Vicky Pebsworth Debold, PhD, RN, is an NVIC board member and volunteer Director of Research and Patient Safety. She has worked with NVIC since 2006 on vaccine safety analytical and education projects.
Dr. Debold has been employed in the health care field for more than 30 years as an ICU nurse, health care administrator and health policy analyst primarily focusing on pediatrics and patient safety. Currently, she is a Research Scientist and Affiliate Faculty member at George Mason University in the Health Administration and Policy Department where she teaches Health Services Research Methods.
Since 2008, she has served as the consumer voting member of the Food and Drug Administration’s Vaccine and Related Biological Products Advisory Committee (VRBPAC). Additionally, she has worked for the Vaccine Safety Working Group (Epidemiology and Implementation Subcommittees) of the National Vaccine Advisory Committee (NVAC).

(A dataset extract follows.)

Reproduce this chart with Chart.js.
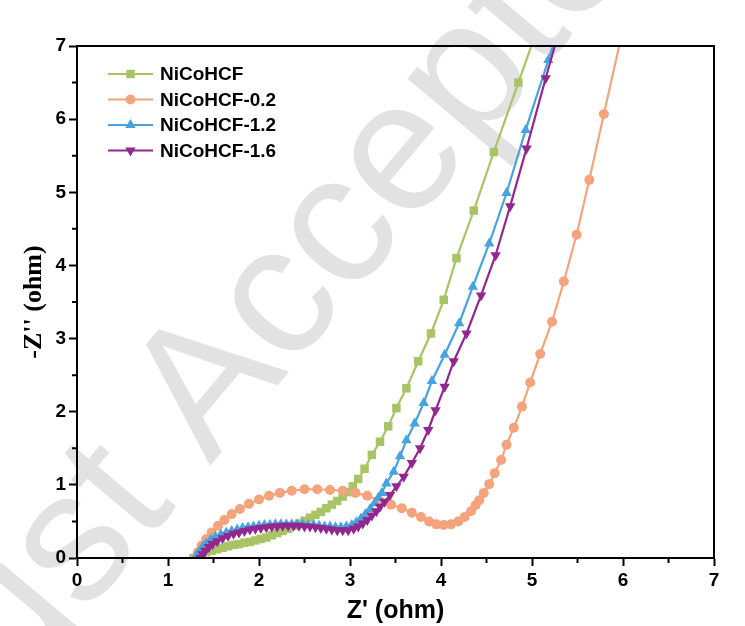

She also serves as the consumer representative to the independent H1N1 Vaccine Safety Risk Assessment Working Group and has been a consultant to the Centers for Disease Control and Prevention Board of Scientific Counselors.
In 2009, she provided testimony to the Institute of Medicine’s committee on the Review of National Vaccine Plan Priorities addressing two topics: informed vaccine decision making and enhancing the safety of vaccines and vaccination practices.
Dr. Debold previously worked as a health policy analyst for the U.S. Congress’s Physician Payment Review Commission; for the Michigan Health and Safety Coalition; and for the Michigan State Commission on Patient Safety. Additionally, she was an Assistant Professor at the University of Michigan and an Associate Professor and Director of the Health Systems Management Program at the University of Detroit, Mercy.
She has successfully competed for research funding from the Robert Wood Johnson Foundation, the University of Michigan Health Systems Health Services Research Initiative, and the Health Care Financing Administration. Her analyses and papers have been published in the Journal of the American Medical Association, Advances in Patient Safety: New Directions and Alternative Approaches, Journal of the American Academy of Physician Assistants, and Critical Care Nursing Clinics of North America.
She received her doctoral degree from the University of Michigan (1999) — School of Public Health (Health Services Organization and Policy) and School of Nursing (Health Systems Administration). She was a University of Michigan Regent's Fellow and completed a post-doctoral fellowship in health systems research.
Her son — her only child — experienced serious, long-term health problems following receipt of seven live virus and killed bacterial vaccines at 15-months, which sparked her interest in vaccine safety research and policy and chronic illness and disability in children.